At the beginning of August, the mayor announced his desire to merge the planning and building departments with one director. The new position would be titled the community development director.
“The city ran this way previously for seven years,” Kuhn said. “In this way it is better to only have one pair of eyes.”
Kuhn said he started having concerns with how the city was structured after he began his first term as mayor.
“When a developer or resident comes in with a building project, there are many different people with different tasks,” Kuhn said. “But to get any questions answered you get sent to many different people. There’s a lack of communication. With a new director, I will have a person who can handle all of this, and they will have the knowledge of all the steps it takes to make a project happen.”
Newly hired city administrator Wade Farris said the department changes will be his first large project, which he hopes to complete by December.
“Gig Harbor is a unique place, on purpose,” Farris said. “I want to flush out this structure and meet the vision of the mayor and council. There are a lot of development projects, and this new person can meet those needs.”
Kester was invited to apply for the new director position but declined the invitation after being offered a position with the city of SeaTac.
“Her invitation to interview did not guarantee her a job,” Kuhn said. “I wanted to make sure to see all the applicants.”
Losing Kester, Farris said, is more than losing a dedicated employee.
“We are going to lose her experience and corporate knowledge,” Farris said. “We are going to use her last three weeks to help transition, train and guide her employees.”
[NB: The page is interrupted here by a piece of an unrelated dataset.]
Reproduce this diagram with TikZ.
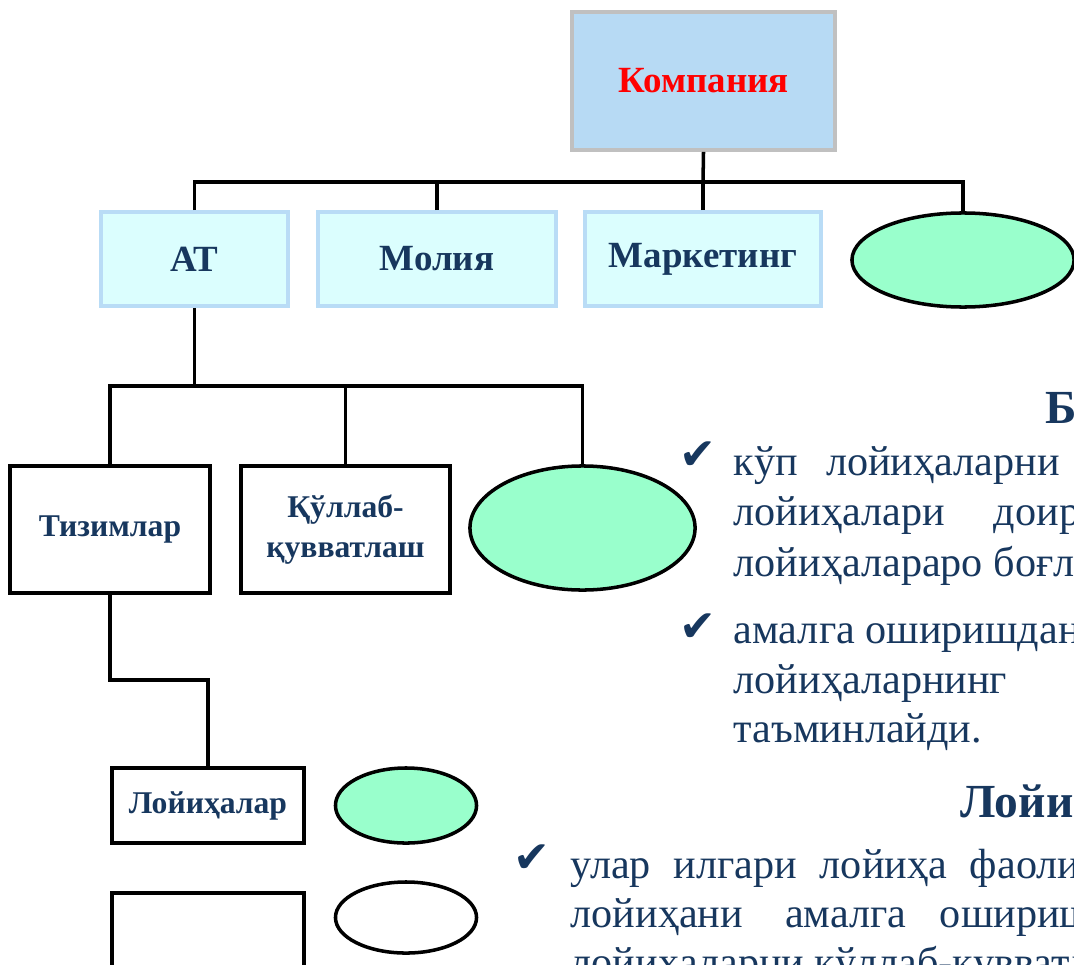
\documentclass[tikz,border=0pt]{standalone}
\usepackage{fontspec}
\setmainfont{Liberation Serif}
\newfontfamily\symfont{DejaVu Sans}
\usepackage{tikz}
\usetikzlibrary{shapes.geometric}

\definecolor{navy}{HTML}{17375E}
\definecolor{firmfill}{HTML}{B7DAF4}
\definecolor{firmline}{HTML}{C0C0C0}
\definecolor{deptfill}{HTML}{DBFEFE}
\definecolor{deptline}{HTML}{B9DCF6}
\definecolor{blobfill}{HTML}{99FFCC}

\begin{document}
\begin{tikzpicture}[
        x=0.01cm, y=-0.01cm,
        firm/.style={rectangle, draw=firmline, fill=firmfill, line width=1pt, inner sep=0, minimum width=2.63cm, minimum height=1.38cm, text=red, font=\bfseries\fontsize{10.5}{12}\selectfont},
        dept/.style={rectangle, draw=deptline, fill=deptfill, line width=1pt, inner sep=0, minimum height=0.94cm, text=navy, font=\bfseries\fontsize{10.5}{12}\selectfont},
        unit/.style={rectangle, draw=black, fill=white, line width=1pt, inner sep=0, align=center, text=navy, font=\bfseries\fontsize{9}{11.4}\selectfont},
        blob/.style={ellipse, draw=black, fill=blobfill, line width=1pt, inner sep=0},
        wire/.style={-, line width=1pt, black},
        body/.style={anchor=base west, inner sep=0, text=navy, font=\fontsize{12}{14}\selectfont},
        chk/.style={anchor=base west, inner sep=0, text=navy, font=\symfont\fontsize{12.5}{14}\selectfont},
        hdr/.style={anchor=base west, inner sep=0, text=navy, font=\bfseries\fontsize{13.5}{16}\selectfont}
    ]
        \useasboundingbox (0,0) rectangle (1074,964);
        \clip (0,0) rectangle (1074,964);

        % top level
        \node[firm](firm) at (703.5,81){Компания};
            \node[dept, minimum width=1.87cm](at) at (194.5,259){АТ};
            \node[dept, minimum width=2.38cm](molia) at (437,259){Молия};
            \node[dept, minimum width=2.36cm](mark) at (703,259){Маркетинг};
            \node[blob, minimum width=2.22cm, minimum height=0.94cm](ell1) at (963,260){};

        % second level
                \node[unit, minimum width=2.0cm, minimum height=1.27cm](tiz) at (110,529.5){Тизимлар};
                \node[unit, minimum width=2.09cm, minimum height=1.27cm](kul) at (345.5,529.5){Қўллаб-\\қувватлаш};
                \node[blob, minimum width=2.25cm, minimum height=1.24cm](ell2) at (582.5,528){};

        % third level
                   \node[unit, minimum width=1.92cm, minimum height=0.75cm](loy) at (208,805.5){Лойиҳалар};
                   \node[blob, minimum width=1.41cm, minimum height=0.75cm](ell3) at (406,805.5){};
                   \node[unit, minimum width=1.92cm, minimum height=1.2cm](blank) at (208,953){};
                   \node[blob, fill=white, minimum width=1.41cm, minimum height=0.71cm](ell4) at (406,917.5){};

        \coordinate (bus1) at (703,182);
        \coordinate (bus2) at (194.5,386);
        \coordinate (bend) at (110,680);

        \draw[wire] (firm.south) -- (bus1);
        \draw[wire] (at.north) |- (bus1) -| (ell1.north);
        \draw[wire] (molia.north) -- (molia.north |- bus1);
        \draw[wire] (mark.north) -- (bus1);
        \draw[wire] (at.south) -- (bus2);
        \draw[wire] (tiz.north) |- (bus2) -| (ell2.north);
        \draw[wire] (kul.north) -- (kul.north |- bus2);
        \draw[wire] (tiz.south) -- (bend) -| (loy.north);

        % text on the right
        \node[hdr](h1) at (1045,423){Б};
        \node[chk](c1) at (679,469){✔};
        \node[body](t1) at (733,475){кўп\hspace{8pt}лойиҳаларни};
        \node[body](t2) at (733,525){лойиҳалари\hspace{14pt}доир};
        \node[body](t3) at (733,576){лойиҳалараро боғл};
        \node[chk](c2) at (679,641){✔};
        \node[body](t4) at (733,643){амалга оширишдан};
        \node[body](t5) at (733,693){лойиҳаларнинг};
        \node[body](t6) at (733,742){таъминлайди.};

        \node[hdr](h2) at (960,817){Лойи};
        \node[chk](c3) at (513,872){✔};
        \node[body](t7) at (570,878){улар\hspace{6.5pt}илгари\hspace{6.5pt}лойиҳа\hspace{6.5pt}фаоли};
        \node[body](t8) at (570,927){лойиҳани\hspace{12pt}амалга\hspace{9.5pt}ошириш};
        \node[body](t9) at (570,976){лойиҳаларни қўллаб-қувватл};
    \end{tikzpicture}
\end{document}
Kuhn said he has not publicly posted the opening for a community development director.
The merger is the not the first shake-up under Kuhn.
In January, the mayor removed former city administrator Ron Williams, following up on one of his campaign promises. Kuhn has since hired Farris to take over permanently. The mayor is also considering hiring an in-house attorney.
“I have no problem with the performance of Wallace, Ogden and Murphy,” Kuhn said. “But everything seems to be a contract, and we are a busy city. Having an attorney in-house to be able for staff, council and myself to walk right into their office and get an answer or change a contract right away will save time, money and efficiency.”
Farris said he is working with the mayor and department heads to create a new employee organizational chart before the mayor advertises for the new community development director position.
“This is a great community to serve, and I wish it the best as it continues to grapple with tough issues,” Kester wrote in her statement. “I am honored and humbled to have been able to work with so many great employees.”